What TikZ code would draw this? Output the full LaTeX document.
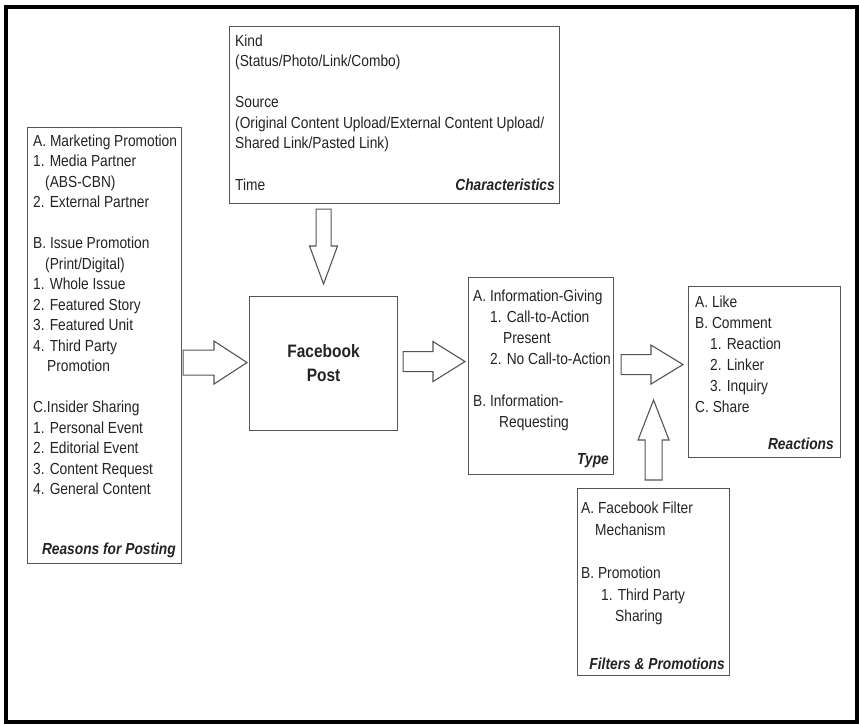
\documentclass[tikz,border=0pt]{standalone}
\usepackage{fontspec}
\setmainfont[FakeStretch=0.86]{Liberation Sans}
\usetikzlibrary{calc}

\definecolor{boxgray}{RGB}{85,85,85}
\definecolor{inkgray}{RGB}{35,35,35}

\tikzset{
  box/.style={draw=boxgray, line width=1.1pt, inner sep=0pt, anchor=north west},
  itemtext/.style={anchor=north west, inner sep=0pt, align=left, text=inkgray, font=\fontsize{16}{20.5}\selectfont},
  boxlabel/.style={anchor=base east, inner sep=0pt, text=inkgray, font=\fontsize{16}{20}\selectfont\bfseries\itshape},
  fatarrow/.style={draw=boxgray, line width=1.1pt, fill=white, line join=miter}
}

% #1 tail, #2 tip, #3 half shaft, #4 half head, #5 head length
\newcommand{\blockarrow}[5]{%
  \coordinate (neck) at ($(#2)!#5!(#1)$);
  \draw[fatarrow] ($(#1)!#3!90:(#2)$) -- ($(neck)!#3!90:(#2)$) -- ($(neck)!#4!90:(#2)$) -- (#2)
    -- ($(neck)!#4!-90:(#2)$) -- ($(neck)!#3!-90:(#2)$) -- ($(#1)!#3!-90:(#2)$) -- cycle;}

\begin{document}
\begin{tikzpicture}[x=1pt,y=1pt,yscale=-1,xscale=1]
        \useasboundingbox (0,0) rectangle (859,725);
        %Outer frame
        \draw [line width=4pt] (6,7) rectangle (856.5,721.5);

        %Shape: Boxes
        \node [box, minimum width=154, minimum height=436] (reasons) at (27,127) {};
        \node [box, minimum width=330, minimum height=177] (chars) at (229,26) {};
        \node [box, minimum width=148, minimum height=134] (post) at (249,296) {};
        \node [box, minimum width=145, minimum height=197] (type) at (468,277) {};
        \node [box, minimum width=152, minimum height=171] (reactions) at (688,286) {};
        \node [box, minimum width=152, minimum height=187] (filters) at (577,488) {};

        % Text Node
        \node [itemtext] (reasonstext) at (33,134.5) {A. Marketing Promotion\\
          1. Media Partner\\
          \hspace*{12pt}(ABS-CBN)\\
          2. External Partner\\[20.5pt]
          B. Issue Promotion\\
          \hspace*{12pt}(Print/Digital)\\
          1. Whole Issue\\
          2. Featured Story\\
          3. Featured Unit\\
          4. Third Party\\
          \hspace*{14pt}Promotion\\[20.5pt]
          C.Insider Sharing\\
          1. Personal Event\\
          2. Editorial Event\\
          3. Content Request\\
          4. General Content};
        \node [boxlabel] (reasonslabel) at (176,554) {Reasons for Posting};
        % Text Node
        \node [itemtext] (charstext) at (235,34.5) {Kind\\
          (Status/Photo/Link/Combo)\\[20.5pt]
          Source\\
          (Original Content Upload/External Content Upload/\\
          Shared Link/Pasted Link)\\[21.5pt]
          Time};
        \node [boxlabel] (charslabel) at (555,190) {Characteristics};
        % Text Node
        \node [align=center, inner sep=0pt, text=inkgray, font=\fontsize{18}{24}\selectfont\bfseries] (posttext) at (post.center) {Facebook\\Post};
        % Text Node
        \node [itemtext, font=\fontsize{16}{21}\selectfont] (typetext) at (473,289.5) {A. Information-Giving\\
          \hspace*{17pt}1. Call-to-Action\\
          \hspace*{30pt}Present\\
          \hspace*{17pt}2. No Call-to-Action\\[21pt]
          B. Information-\\
          \hspace*{26pt}Requesting};
        \node [boxlabel] (typelabel) at (609,464) {Type};
        % Text Node
        \node [itemtext, font=\fontsize{16}{21}\selectfont] (reactionstext) at (695,295.5) {A. Like\\
          B. Comment\\
          \hspace*{15pt}1. Reaction\\
          \hspace*{15pt}2. Linker\\
          \hspace*{15pt}3. Inquiry\\
          C. Share};
        \node [boxlabel] (reactionslabel) at (834,449) {Reactions};
        % Text Node
        \node [itemtext, font=\fontsize{16}{21.7}\selectfont] (filterstext) at (581,501.5) {A. Facebook Filter\\
          \hspace*{14pt}Mechanism\\[21.7pt]
          B. Promotion\\
          \hspace*{20pt}1. Third Party\\
          \hspace*{34pt}Sharing};
        \node [boxlabel] (filterslabel) at (725,669) {Filters \& Promotions};

        %Block arrows
        \coordinate (a1tail) at ($(reasons.east |- post.west)+(1,-1)$);
        \coordinate (a1tip) at ($(post.west)+(-2,-1)$);
        \blockarrow{a1tail}{a1tip}{12.5pt}{21.5pt}{33pt}
        \coordinate (a2tail) at ($(post.east)+(5,-2)$);
        \coordinate (a2tip) at ($(type.west |- post.east)+(-3,-2)$);
        \blockarrow{a2tail}{a2tip}{10pt}{20pt}{32pt}
        \coordinate (a3tail) at ($(type.east |- post.east)+(7,1)$);
        \coordinate (a3tip) at ($(reactions.west |- post.east)+(-5,1)$);
        \blockarrow{a3tail}{a3tip}{10pt}{19.5pt}{32pt}
        \coordinate (a4tail) at ($(post.north |- chars.south)+(0,5)$);
        \coordinate (a4tip) at ($(post.north)+(0,-12)$);
        \blockarrow{a4tail}{a4tip}{7.5pt}{14pt}{38pt}
        \coordinate (a5tail) at ($(filters.north)+(0,-8)$);
        \coordinate (a5tip) at ($(filters.north)+(0,-88)$);
        \blockarrow{a5tail}{a5tip}{8.5pt}{15.5pt}{40pt}
\end{tikzpicture}
\end{document}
◇ ◇ ◇ ◇ ◇ ◇ ◇
_EXERCISE_
Restate the data above exactly, stripping out each image.

_EXERCISE OUTPUT_
What TikZ code would draw this? Output the full LaTeX document.
\documentclass[tikz,border=0pt]{standalone}
\usepackage{fontspec}
\setmainfont[FakeStretch=0.86]{Liberation Sans}
\usetikzlibrary{calc}

\definecolor{boxgray}{RGB}{85,85,85}
\definecolor{inkgray}{RGB}{35,35,35}

\tikzset{
  box/.style={draw=boxgray, line width=1.1pt, inner sep=0pt, anchor=north west},
  itemtext/.style={anchor=north west, inner sep=0pt, align=left, text=inkgray, font=\fontsize{16}{20.5}\selectfont},
  boxlabel/.style={anchor=base east, inner sep=0pt, text=inkgray, font=\fontsize{16}{20}\selectfont\bfseries\itshape},
  fatarrow/.style={draw=boxgray, line width=1.1pt, fill=white, line join=miter}
}

% #1 tail, #2 tip, #3 half shaft, #4 half head, #5 head length
\newcommand{\blockarrow}[5]{%
  \coordinate (neck) at ($(#2)!#5!(#1)$);
  \draw[fatarrow] ($(#1)!#3!90:(#2)$) -- ($(neck)!#3!90:(#2)$) -- ($(neck)!#4!90:(#2)$) -- (#2)
    -- ($(neck)!#4!-90:(#2)$) -- ($(neck)!#3!-90:(#2)$) -- ($(#1)!#3!-90:(#2)$) -- cycle;}

\begin{document}
\begin{tikzpicture}[x=1pt,y=1pt,yscale=-1,xscale=1]
        \useasboundingbox (0,0) rectangle (859,725);
        %Outer frame
        \draw [line width=4pt] (6,7) rectangle (856.5,721.5);

        %Shape: Boxes
        \node [box, minimum width=154, minimum height=436] (reasons) at (27,127) {};
        \node [box, minimum width=330, minimum height=177] (chars) at (229,26) {};
        \node [box, minimum width=148, minimum height=134] (post) at (249,296) {};
        \node [box, minimum width=145, minimum height=197] (type) at (468,277) {};
        \node [box, minimum width=152, minimum height=171] (reactions) at (688,286) {};
        \node [box, minimum width=152, minimum height=187] (filters) at (577,488) {};

        % Text Node
        \node [itemtext] (reasonstext) at (33,134.5) {A. Marketing Promotion\\
          1. Media Partner\\
          \hspace*{12pt}(ABS-CBN)\\
          2. External Partner\\[20.5pt]
          B. Issue Promotion\\
          \hspace*{12pt}(Print/Digital)\\
          1. Whole Issue\\
          2. Featured Story\\
          3. Featured Unit\\
          4. Third Party\\
          \hspace*{14pt}Promotion\\[20.5pt]
          C.Insider Sharing\\
          1. Personal Event\\
          2. Editorial Event\\
          3. Content Request\\
          4. General Content};
        \node [boxlabel] (reasonslabel) at (176,554) {Reasons for Posting};
        % Text Node
        \node [itemtext] (charstext) at (235,34.5) {Kind\\
          (Status/Photo/Link/Combo)\\[20.5pt]
          Source\\
          (Original Content Upload/External Content Upload/\\
          Shared Link/Pasted Link)\\[21.5pt]
          Time};
        \node [boxlabel] (charslabel) at (555,190) {Characteristics};
        % Text Node
        \node [align=center, inner sep=0pt, text=inkgray, font=\fontsize{18}{24}\selectfont\bfseries] (posttext) at (post.center) {Facebook\\Post};
        % Text Node
        \node [itemtext, font=\fontsize{16}{21}\selectfont] (typetext) at (473,289.5) {A. Information-Giving\\
          \hspace*{17pt}1. Call-to-Action\\
          \hspace*{30pt}Present\\
          \hspace*{17pt}2. No Call-to-Action\\[21pt]
          B. Information-\\
          \hspace*{26pt}Requesting};
        \node [boxlabel] (typelabel) at (609,464) {Type};
        % Text Node
        \node [itemtext, font=\fontsize{16}{21}\selectfont] (reactionstext) at (695,295.5) {A. Like\\
          B. Comment\\
          \hspace*{15pt}1. Reaction\\
          \hspace*{15pt}2. Linker\\
          \hspace*{15pt}3. Inquiry\\
          C. Share};
        \node [boxlabel] (reactionslabel) at (834,449) {Reactions};
        % Text Node
        \node [itemtext, font=\fontsize{16}{21.7}\selectfont] (filterstext) at (581,501.5) {A. Facebook Filter\\
          \hspace*{14pt}Mechanism\\[21.7pt]
          B. Promotion\\
          \hspace*{20pt}1. Third Party\\
          \hspace*{34pt}Sharing};
        \node [boxlabel] (filterslabel) at (725,669) {Filters \& Promotions};

        %Block arrows
        \coordinate (a1tail) at ($(reasons.east |- post.west)+(1,-1)$);
        \coordinate (a1tip) at ($(post.west)+(-2,-1)$);
        \blockarrow{a1tail}{a1tip}{12.5pt}{21.5pt}{33pt}
        \coordinate (a2tail) at ($(post.east)+(5,-2)$);
        \coordinate (a2tip) at ($(type.west |- post.east)+(-3,-2)$);
        \blockarrow{a2tail}{a2tip}{10pt}{20pt}{32pt}
        \coordinate (a3tail) at ($(type.east |- post.east)+(7,1)$);
        \coordinate (a3tip) at ($(reactions.west |- post.east)+(-5,1)$);
        \blockarrow{a3tail}{a3tip}{10pt}{19.5pt}{32pt}
        \coordinate (a4tail) at ($(post.north |- chars.south)+(0,5)$);
        \coordinate (a4tip) at ($(post.north)+(0,-12)$);
        \blockarrow{a4tail}{a4tip}{7.5pt}{14pt}{38pt}
        \coordinate (a5tail) at ($(filters.north)+(0,-8)$);
        \coordinate (a5tip) at ($(filters.north)+(0,-88)$);
        \blockarrow{a5tail}{a5tip}{8.5pt}{15.5pt}{40pt}
\end{tikzpicture}
\end{document}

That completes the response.